College graduates often think about buying a home after they leave college and begin to work full time. When you apply for a mortgage, a car loan, credit card or even for insurance, the company reviewing your application checks your credit report. Building a good credit score while in college enables you to borrow the money needed to buy a home or new car after you leave college.
Obtaining Credit
Traditionally, college students started to build credit by taking out student credit cards. However, federal laws that took effect in 2010, mean that people under the age of 21 can only obtain credit cards if they have sufficient income to cover the payments or if a parent or guardian agrees to co-sign on the application. Previously, students under the age of 21 could obtain cards without a co-signer or a verifiable income source.
Credit Reporting
When you obtain a credit card, the card issuer makes monthly reports to the major credit bureaus about your account activity. Your credit score consists of a credit rating by which credit bureaus grade your credit management. To receive the highest scores you must ensure you make your payments on time, and keep car balances low.

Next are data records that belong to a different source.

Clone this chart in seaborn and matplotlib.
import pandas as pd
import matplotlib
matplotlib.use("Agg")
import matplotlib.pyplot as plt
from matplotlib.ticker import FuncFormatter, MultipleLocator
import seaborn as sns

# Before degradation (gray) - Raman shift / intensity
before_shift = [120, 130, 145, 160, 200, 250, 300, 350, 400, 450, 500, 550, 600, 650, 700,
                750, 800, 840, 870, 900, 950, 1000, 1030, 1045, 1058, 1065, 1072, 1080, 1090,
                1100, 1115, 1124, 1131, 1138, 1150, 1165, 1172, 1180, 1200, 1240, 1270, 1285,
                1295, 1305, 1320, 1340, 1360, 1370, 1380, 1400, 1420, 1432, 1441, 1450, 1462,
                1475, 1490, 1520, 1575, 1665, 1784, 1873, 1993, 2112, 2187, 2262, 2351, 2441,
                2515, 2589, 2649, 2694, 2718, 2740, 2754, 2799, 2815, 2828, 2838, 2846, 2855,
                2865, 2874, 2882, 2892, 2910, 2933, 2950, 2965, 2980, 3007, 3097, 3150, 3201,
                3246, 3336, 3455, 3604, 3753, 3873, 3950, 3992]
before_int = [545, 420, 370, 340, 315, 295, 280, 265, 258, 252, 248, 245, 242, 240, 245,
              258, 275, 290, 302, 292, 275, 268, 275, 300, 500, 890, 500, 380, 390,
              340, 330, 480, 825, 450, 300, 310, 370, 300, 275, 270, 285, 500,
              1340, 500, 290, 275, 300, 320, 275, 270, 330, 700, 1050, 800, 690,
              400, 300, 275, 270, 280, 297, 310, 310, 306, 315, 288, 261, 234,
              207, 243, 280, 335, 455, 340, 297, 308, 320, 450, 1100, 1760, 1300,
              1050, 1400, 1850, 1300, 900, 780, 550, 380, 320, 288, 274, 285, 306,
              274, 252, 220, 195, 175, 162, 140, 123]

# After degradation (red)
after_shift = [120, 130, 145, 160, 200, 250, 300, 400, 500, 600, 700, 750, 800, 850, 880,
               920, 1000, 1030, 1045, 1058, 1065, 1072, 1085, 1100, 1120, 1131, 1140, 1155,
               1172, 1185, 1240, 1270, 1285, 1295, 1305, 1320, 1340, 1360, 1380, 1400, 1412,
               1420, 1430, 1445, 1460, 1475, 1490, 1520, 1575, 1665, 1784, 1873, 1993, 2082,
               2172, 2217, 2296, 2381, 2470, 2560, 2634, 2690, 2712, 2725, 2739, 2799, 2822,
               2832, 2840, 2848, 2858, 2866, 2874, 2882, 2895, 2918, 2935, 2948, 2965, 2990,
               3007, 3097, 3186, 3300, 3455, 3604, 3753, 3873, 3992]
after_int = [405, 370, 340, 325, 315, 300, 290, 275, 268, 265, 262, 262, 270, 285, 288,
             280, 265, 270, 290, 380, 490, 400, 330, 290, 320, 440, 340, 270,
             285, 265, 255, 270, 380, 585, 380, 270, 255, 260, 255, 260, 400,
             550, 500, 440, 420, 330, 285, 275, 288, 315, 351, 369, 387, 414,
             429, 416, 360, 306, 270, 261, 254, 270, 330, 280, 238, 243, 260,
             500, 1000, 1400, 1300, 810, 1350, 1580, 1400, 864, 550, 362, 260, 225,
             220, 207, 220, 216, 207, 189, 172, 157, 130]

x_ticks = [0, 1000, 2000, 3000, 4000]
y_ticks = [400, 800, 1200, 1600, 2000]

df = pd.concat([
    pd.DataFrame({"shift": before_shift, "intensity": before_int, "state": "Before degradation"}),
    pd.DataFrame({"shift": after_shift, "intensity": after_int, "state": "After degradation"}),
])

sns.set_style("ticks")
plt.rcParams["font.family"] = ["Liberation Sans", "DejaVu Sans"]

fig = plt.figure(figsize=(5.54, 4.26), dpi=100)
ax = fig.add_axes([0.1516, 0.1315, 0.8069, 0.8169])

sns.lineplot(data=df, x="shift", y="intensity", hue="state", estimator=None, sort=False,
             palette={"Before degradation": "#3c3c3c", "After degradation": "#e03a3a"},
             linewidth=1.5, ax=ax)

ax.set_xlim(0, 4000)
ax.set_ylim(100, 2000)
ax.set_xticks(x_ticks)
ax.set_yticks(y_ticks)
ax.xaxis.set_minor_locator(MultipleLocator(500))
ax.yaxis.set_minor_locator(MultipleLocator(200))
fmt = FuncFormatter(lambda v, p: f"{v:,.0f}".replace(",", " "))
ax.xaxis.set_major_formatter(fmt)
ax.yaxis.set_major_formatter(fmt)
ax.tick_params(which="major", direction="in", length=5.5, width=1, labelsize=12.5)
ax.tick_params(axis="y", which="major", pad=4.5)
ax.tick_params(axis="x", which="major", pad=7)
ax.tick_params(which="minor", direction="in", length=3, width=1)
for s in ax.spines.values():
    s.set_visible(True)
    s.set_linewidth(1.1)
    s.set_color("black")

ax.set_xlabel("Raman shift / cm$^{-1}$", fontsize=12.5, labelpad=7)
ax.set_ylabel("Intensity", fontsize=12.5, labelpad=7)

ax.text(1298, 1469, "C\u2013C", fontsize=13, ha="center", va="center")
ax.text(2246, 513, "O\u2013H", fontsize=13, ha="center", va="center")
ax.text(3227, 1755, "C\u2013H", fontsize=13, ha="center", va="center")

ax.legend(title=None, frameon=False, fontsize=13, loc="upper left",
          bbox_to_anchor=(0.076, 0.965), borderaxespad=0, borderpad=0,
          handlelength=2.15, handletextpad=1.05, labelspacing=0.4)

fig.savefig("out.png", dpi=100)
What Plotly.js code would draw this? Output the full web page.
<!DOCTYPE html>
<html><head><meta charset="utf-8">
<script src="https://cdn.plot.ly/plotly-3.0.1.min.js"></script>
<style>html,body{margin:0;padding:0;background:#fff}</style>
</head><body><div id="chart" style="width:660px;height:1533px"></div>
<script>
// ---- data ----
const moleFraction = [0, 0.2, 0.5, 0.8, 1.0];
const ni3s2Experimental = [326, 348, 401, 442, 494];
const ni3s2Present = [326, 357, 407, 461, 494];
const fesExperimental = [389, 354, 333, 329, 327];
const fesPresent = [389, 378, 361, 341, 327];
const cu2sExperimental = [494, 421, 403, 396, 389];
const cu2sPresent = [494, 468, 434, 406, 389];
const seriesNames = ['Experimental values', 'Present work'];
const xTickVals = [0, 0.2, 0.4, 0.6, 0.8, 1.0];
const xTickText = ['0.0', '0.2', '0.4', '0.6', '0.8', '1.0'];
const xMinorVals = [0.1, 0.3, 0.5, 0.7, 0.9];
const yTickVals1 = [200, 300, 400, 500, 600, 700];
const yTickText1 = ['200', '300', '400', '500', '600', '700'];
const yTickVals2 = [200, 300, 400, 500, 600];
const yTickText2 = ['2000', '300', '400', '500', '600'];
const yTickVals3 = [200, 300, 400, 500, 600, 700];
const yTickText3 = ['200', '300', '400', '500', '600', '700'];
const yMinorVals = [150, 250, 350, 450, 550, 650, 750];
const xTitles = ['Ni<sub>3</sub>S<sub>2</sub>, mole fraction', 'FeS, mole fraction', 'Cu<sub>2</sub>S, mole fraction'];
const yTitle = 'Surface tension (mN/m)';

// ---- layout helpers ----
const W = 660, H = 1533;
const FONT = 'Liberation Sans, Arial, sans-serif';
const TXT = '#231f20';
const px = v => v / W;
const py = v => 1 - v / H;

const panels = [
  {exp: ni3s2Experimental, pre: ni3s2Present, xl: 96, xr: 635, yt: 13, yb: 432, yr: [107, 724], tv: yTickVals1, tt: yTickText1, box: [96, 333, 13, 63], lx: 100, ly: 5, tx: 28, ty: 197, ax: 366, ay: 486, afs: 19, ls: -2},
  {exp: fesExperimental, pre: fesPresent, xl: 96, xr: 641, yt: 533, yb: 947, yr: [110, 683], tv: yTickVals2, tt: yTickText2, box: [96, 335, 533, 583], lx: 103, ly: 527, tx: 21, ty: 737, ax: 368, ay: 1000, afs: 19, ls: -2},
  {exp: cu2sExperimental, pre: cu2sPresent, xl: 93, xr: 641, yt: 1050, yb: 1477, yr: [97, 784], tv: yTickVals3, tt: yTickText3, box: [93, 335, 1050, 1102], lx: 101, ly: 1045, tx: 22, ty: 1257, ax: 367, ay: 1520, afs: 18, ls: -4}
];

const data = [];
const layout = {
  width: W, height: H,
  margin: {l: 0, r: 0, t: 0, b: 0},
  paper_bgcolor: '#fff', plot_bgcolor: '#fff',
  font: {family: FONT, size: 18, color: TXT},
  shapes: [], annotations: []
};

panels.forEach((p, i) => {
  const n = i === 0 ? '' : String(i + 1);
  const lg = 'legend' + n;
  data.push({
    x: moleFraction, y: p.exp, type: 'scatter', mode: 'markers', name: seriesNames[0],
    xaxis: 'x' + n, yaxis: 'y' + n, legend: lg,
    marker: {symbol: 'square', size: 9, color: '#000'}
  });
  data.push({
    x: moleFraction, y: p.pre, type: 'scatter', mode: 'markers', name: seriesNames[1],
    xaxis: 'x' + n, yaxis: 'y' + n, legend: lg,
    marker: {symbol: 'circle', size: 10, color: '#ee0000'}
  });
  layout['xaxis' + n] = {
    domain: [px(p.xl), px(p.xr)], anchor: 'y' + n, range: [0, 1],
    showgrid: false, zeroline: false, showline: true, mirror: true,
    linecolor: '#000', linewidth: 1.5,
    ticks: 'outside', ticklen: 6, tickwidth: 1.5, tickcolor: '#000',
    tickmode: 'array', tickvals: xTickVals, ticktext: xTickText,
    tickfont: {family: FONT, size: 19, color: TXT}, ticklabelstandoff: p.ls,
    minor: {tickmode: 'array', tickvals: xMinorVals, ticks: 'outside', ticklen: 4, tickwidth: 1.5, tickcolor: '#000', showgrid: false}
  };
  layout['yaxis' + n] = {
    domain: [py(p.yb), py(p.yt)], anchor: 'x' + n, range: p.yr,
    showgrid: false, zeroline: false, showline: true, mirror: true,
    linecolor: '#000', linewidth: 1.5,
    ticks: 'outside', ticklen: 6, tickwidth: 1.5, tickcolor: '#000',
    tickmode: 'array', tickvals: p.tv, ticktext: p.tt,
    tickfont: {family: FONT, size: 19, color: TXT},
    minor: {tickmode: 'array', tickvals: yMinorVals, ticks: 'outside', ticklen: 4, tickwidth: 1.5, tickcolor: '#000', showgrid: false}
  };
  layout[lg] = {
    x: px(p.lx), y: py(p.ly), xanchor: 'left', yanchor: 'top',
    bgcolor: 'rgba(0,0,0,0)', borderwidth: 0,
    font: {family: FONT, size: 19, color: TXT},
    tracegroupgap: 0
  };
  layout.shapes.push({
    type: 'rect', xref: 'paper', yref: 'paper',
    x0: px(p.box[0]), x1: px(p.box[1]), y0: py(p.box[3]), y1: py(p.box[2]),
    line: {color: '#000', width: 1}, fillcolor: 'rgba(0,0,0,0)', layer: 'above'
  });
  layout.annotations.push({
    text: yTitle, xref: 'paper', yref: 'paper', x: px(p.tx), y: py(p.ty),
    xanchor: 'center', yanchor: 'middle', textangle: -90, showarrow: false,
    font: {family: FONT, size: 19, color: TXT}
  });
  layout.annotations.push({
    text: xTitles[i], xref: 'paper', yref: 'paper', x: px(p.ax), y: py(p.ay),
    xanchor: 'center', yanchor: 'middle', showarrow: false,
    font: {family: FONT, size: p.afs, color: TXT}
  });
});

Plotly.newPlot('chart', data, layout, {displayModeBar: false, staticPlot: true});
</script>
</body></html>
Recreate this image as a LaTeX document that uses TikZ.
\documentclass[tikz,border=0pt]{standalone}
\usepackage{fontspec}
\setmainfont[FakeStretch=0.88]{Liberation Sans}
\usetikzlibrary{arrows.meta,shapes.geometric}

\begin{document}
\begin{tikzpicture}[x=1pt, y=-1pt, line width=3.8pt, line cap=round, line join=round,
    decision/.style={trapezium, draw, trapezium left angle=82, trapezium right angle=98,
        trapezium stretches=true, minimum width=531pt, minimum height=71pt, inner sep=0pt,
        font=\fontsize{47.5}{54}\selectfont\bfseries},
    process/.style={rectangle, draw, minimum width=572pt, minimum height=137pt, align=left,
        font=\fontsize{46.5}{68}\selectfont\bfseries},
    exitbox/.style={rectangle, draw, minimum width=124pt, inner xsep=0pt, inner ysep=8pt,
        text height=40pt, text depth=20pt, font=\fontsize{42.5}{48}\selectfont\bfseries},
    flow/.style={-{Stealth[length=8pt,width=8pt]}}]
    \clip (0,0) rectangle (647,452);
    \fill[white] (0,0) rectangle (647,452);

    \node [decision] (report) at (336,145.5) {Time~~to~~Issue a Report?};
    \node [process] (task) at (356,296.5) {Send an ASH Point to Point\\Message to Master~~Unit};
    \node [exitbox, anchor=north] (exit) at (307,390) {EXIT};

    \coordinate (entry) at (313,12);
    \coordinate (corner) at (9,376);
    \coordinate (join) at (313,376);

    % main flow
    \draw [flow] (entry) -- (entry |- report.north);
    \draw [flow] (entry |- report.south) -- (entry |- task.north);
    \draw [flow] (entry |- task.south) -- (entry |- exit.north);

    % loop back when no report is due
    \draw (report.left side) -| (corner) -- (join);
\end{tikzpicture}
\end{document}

If you use all of your available credit, credit bureaus assume you are having financial difficulties and your score suffers as a consequence of this.
Co-Signers
When you establish a credit account jointly with a co-signer, both of you are equally responsible for the debt. Therefore, even if you relied on your parent's income to obtain the card, card issuers score card activity in the same way as scores are formulated for people who obtained credit without needing a co-signer. Your average length of account history has a big impact on your score. Consequently, by establishing credit early you receive high scores for having long-held accounts by the time you leave college.
After College
You normally need a credit score of at least 620 to qualify for a home mortgage, but to get the best rates you usually need a score in excess of 660. Having no score and having a poor score amount to the same thing when you are applying for a mortgage. You cannot rely on a co-signer to help you obtain a mortgage because lenders require both co-signers to have acceptable credit scores. To set up cable television and other subscription services you normally need to have good credit. If you have no credit score when you leave college, you cannot set up some of the services and subscriptions that many people take for granted.